EXERCISE DETAILS
Set out every line bearing the string "this".

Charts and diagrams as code
****************************************

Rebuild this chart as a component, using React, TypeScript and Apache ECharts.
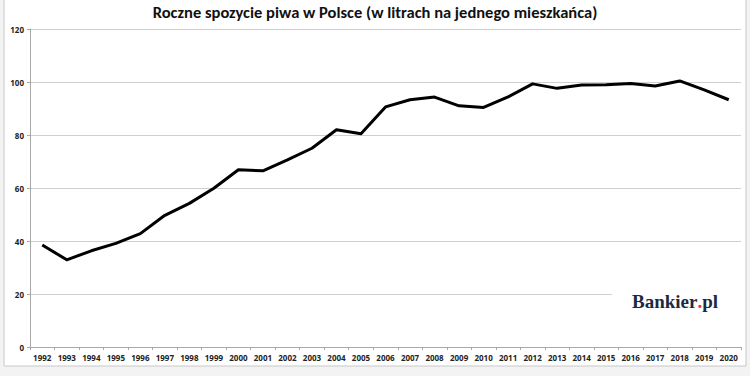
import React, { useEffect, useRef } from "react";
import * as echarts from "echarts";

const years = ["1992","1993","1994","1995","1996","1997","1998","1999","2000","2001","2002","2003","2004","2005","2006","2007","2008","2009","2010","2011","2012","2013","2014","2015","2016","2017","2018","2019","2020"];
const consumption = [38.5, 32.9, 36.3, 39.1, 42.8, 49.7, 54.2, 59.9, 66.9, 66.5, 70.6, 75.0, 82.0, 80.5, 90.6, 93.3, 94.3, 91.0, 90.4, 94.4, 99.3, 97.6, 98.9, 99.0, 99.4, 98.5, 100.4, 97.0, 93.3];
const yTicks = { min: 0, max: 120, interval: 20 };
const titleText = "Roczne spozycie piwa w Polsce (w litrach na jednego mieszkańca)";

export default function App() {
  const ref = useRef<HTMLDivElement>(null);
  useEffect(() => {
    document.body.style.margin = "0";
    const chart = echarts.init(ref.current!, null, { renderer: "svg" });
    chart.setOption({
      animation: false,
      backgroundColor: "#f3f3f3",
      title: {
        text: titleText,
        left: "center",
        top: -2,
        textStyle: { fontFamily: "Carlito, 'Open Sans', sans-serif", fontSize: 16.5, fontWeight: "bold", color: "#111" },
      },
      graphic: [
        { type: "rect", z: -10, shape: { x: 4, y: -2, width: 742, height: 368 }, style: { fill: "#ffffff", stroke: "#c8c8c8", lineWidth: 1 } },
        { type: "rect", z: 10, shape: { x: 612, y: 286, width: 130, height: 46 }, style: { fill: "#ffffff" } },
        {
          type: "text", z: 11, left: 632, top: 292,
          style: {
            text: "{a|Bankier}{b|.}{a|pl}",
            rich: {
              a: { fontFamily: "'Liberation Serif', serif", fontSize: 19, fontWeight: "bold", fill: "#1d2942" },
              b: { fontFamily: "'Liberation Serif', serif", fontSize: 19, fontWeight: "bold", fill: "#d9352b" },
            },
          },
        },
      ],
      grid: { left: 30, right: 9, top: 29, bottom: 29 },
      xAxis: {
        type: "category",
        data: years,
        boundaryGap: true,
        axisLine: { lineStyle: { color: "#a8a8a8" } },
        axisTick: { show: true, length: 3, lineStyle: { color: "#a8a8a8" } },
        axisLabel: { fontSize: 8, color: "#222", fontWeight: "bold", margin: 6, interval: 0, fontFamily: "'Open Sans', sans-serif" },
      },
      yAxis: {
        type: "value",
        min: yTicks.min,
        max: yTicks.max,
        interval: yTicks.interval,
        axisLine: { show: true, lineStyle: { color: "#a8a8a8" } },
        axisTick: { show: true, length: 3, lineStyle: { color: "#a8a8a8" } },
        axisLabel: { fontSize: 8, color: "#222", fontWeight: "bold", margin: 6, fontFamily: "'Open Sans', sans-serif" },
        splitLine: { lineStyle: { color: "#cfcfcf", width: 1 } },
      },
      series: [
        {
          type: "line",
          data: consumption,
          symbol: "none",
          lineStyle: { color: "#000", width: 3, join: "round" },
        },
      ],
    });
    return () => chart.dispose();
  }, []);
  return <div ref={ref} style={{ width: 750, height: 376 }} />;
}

****************************************

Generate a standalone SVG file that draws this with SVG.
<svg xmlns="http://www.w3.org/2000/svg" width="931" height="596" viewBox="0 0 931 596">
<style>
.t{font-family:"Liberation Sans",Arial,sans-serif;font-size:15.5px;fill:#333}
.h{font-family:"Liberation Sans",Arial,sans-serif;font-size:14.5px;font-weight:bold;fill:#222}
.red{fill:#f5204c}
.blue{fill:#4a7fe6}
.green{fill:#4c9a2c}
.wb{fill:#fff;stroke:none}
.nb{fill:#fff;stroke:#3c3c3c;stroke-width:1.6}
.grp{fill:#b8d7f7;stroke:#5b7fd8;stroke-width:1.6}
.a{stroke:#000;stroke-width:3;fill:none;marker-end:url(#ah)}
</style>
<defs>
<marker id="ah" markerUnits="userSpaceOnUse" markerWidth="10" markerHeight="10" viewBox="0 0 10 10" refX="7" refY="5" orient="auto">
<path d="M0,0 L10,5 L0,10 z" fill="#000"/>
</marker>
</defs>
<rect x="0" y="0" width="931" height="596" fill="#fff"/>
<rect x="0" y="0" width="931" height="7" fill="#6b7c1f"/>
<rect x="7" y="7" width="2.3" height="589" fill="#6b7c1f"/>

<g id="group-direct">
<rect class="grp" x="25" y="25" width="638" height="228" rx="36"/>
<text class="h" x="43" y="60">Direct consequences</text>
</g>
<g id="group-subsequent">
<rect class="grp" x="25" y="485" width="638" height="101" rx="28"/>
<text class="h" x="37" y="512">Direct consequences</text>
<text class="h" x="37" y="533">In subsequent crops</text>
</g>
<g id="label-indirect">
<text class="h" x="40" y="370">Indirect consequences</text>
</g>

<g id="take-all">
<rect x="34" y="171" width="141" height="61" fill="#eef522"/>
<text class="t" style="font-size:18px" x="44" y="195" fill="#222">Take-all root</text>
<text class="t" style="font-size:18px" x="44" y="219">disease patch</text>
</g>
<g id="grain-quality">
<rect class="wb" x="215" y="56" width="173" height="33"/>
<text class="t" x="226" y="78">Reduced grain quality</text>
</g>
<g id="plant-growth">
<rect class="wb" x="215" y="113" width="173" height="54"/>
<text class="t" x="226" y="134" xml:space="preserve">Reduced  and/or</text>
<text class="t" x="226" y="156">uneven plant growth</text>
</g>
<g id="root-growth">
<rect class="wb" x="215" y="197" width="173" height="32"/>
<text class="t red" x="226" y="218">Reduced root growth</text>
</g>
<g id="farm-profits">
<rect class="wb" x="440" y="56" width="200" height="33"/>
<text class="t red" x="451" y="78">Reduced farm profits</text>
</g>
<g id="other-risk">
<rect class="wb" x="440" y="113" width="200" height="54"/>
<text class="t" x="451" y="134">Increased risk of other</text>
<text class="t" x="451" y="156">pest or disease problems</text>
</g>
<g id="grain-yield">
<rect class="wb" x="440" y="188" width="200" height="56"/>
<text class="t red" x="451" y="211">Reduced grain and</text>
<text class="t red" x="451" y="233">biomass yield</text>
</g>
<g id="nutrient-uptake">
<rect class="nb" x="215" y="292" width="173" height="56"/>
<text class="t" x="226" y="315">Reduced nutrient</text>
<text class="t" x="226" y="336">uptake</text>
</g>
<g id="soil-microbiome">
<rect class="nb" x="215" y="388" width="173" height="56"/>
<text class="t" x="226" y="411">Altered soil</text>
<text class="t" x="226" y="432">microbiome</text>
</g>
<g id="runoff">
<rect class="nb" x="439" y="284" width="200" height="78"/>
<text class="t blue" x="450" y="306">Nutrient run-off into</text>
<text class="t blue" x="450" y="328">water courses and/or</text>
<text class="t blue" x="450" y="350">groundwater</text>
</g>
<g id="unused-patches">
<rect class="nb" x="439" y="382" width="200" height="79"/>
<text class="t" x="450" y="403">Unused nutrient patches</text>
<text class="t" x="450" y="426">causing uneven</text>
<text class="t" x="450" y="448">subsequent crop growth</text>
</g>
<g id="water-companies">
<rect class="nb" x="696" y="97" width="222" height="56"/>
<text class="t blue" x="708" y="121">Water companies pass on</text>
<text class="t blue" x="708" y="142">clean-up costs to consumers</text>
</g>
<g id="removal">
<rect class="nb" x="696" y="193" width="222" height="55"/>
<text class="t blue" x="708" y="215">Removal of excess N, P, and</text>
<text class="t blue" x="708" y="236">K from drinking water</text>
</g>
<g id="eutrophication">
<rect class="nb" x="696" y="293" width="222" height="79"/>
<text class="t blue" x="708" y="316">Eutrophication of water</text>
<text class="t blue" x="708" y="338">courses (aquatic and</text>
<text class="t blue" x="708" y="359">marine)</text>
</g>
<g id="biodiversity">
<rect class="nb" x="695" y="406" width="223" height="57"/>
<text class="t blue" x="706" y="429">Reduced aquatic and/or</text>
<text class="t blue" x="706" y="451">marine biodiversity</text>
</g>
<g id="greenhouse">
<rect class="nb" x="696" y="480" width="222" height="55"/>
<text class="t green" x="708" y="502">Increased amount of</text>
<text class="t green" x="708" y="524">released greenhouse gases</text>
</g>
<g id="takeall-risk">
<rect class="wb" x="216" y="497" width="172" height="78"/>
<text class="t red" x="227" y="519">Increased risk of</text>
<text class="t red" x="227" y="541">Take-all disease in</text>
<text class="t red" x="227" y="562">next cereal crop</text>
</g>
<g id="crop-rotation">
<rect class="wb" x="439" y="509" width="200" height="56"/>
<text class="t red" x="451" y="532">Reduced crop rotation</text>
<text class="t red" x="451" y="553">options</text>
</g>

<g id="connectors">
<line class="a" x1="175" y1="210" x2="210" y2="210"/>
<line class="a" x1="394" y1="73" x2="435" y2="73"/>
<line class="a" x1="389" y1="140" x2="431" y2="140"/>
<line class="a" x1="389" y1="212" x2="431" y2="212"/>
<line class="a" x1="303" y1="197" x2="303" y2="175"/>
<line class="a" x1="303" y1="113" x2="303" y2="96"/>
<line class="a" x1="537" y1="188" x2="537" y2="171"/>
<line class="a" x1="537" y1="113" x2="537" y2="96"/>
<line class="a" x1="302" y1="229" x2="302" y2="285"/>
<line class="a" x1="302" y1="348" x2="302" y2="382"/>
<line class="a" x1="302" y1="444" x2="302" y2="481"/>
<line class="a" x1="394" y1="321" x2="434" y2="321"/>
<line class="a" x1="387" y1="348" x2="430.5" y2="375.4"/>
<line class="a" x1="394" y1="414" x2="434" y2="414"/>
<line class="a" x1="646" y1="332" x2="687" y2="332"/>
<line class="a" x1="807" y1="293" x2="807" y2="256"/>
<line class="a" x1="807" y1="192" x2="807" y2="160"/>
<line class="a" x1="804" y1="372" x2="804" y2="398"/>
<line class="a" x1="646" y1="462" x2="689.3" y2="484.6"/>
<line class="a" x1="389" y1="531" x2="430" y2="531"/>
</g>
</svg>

****************************************

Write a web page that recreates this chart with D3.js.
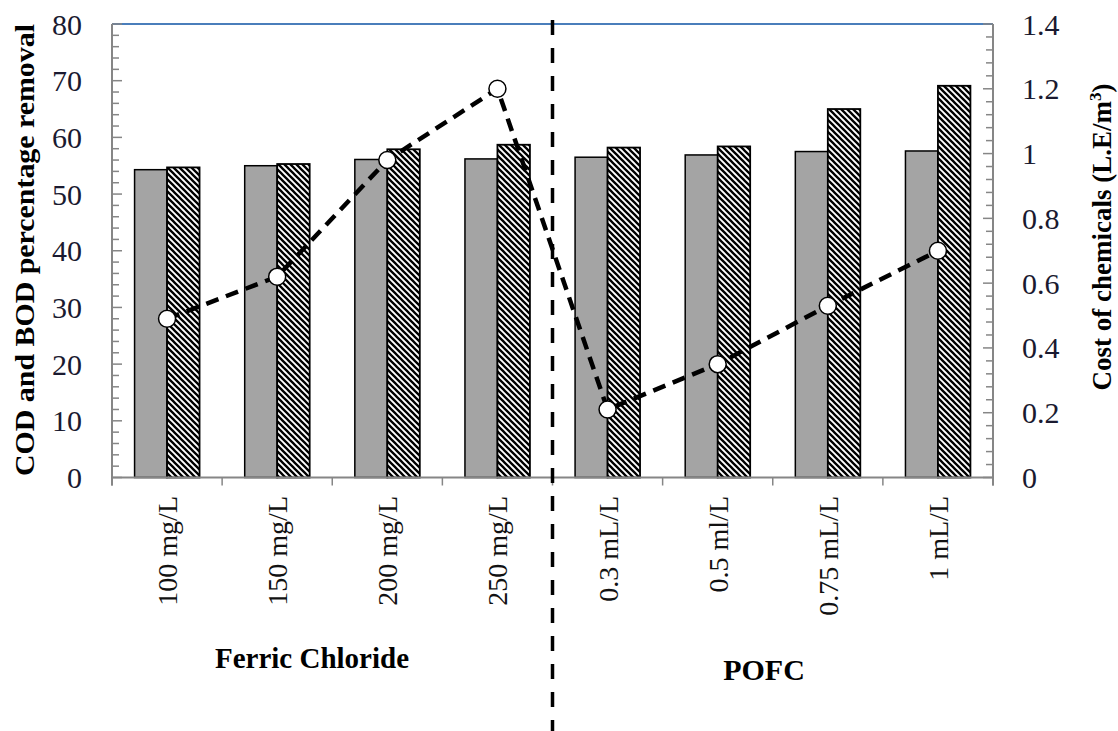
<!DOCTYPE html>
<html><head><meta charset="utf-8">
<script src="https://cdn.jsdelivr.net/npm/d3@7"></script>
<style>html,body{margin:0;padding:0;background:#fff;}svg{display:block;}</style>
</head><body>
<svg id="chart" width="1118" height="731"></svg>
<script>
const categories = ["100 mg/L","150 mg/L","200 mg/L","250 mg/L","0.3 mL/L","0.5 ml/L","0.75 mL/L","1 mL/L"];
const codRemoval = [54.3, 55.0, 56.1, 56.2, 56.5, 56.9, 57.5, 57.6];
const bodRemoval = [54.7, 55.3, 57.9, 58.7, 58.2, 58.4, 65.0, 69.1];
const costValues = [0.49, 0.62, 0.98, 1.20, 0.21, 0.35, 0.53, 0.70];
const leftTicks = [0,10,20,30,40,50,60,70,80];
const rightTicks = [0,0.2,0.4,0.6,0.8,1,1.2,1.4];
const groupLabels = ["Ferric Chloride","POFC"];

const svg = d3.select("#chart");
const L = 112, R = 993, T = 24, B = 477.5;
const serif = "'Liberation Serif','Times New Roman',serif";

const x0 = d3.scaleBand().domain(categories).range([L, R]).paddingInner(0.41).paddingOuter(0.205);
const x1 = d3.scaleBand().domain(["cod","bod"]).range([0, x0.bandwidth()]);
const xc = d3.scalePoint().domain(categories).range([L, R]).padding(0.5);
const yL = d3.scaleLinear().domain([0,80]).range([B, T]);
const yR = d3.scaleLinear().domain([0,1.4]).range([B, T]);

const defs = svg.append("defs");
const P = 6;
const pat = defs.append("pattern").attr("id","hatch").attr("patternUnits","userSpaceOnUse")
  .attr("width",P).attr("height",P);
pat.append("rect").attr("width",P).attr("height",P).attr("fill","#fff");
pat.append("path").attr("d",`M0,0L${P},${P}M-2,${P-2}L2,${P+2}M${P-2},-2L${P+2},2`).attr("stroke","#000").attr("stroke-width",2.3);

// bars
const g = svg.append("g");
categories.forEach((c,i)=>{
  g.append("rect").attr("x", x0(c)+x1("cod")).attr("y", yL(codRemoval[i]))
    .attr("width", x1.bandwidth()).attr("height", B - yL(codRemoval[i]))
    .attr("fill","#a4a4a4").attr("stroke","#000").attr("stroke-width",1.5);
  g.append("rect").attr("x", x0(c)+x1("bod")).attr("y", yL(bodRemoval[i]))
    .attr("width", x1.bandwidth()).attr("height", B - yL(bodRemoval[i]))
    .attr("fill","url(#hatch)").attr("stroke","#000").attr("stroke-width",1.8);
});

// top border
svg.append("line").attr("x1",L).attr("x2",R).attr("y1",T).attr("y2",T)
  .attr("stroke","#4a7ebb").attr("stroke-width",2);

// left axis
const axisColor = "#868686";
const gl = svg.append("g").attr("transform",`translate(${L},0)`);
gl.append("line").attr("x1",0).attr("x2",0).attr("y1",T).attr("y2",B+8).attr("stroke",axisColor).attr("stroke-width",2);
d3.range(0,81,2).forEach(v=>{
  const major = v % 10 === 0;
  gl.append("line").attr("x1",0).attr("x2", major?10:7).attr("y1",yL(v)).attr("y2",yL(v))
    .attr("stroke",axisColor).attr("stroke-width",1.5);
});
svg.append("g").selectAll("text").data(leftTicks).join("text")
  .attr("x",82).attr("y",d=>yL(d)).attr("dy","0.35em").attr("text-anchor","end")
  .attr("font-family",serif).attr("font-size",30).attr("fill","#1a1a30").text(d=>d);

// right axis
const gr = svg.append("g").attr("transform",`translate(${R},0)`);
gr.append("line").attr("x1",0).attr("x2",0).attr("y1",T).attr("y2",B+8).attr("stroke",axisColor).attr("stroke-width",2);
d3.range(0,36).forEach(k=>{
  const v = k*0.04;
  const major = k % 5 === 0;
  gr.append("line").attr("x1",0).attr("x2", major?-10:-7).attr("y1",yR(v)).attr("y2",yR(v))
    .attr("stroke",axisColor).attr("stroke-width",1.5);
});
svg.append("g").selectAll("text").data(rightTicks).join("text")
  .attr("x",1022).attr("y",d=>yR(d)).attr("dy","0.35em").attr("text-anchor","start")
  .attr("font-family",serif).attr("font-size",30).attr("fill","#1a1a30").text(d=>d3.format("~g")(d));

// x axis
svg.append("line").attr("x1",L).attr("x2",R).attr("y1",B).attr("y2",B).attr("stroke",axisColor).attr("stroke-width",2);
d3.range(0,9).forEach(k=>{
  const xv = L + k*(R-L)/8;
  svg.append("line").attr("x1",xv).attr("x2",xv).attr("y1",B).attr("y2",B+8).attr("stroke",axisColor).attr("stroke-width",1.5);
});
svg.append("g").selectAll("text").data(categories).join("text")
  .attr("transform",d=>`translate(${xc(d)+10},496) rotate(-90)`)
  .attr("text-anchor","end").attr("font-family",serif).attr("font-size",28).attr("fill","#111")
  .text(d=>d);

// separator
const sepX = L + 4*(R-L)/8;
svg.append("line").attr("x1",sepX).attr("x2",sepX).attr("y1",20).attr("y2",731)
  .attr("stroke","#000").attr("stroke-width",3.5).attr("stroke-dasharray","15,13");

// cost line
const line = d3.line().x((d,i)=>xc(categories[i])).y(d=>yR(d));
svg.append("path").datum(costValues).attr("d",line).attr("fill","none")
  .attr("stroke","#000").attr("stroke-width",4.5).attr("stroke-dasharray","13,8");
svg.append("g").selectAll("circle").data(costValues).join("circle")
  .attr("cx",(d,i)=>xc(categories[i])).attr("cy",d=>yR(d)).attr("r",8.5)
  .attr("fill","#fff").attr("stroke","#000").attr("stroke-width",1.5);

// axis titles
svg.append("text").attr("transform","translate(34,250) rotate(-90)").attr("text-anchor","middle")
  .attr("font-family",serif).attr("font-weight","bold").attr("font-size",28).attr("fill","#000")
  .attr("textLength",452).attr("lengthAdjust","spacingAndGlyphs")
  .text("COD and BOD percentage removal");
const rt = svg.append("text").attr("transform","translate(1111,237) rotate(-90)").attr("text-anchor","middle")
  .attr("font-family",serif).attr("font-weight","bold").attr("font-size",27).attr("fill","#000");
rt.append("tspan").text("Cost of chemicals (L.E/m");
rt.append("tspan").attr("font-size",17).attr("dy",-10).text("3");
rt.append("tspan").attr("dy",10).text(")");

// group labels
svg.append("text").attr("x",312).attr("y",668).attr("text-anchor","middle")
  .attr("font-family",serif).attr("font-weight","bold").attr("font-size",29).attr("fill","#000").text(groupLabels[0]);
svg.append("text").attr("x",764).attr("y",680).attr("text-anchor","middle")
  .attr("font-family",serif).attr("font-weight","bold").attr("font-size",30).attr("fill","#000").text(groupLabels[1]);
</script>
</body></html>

****************************************

PROBLEM SOLUTION
Rebuild this chart as a component, using React, TypeScript and Apache ECharts.
Generate a standalone SVG file that draws this with SVG.
Write a web page that recreates this chart with D3.js.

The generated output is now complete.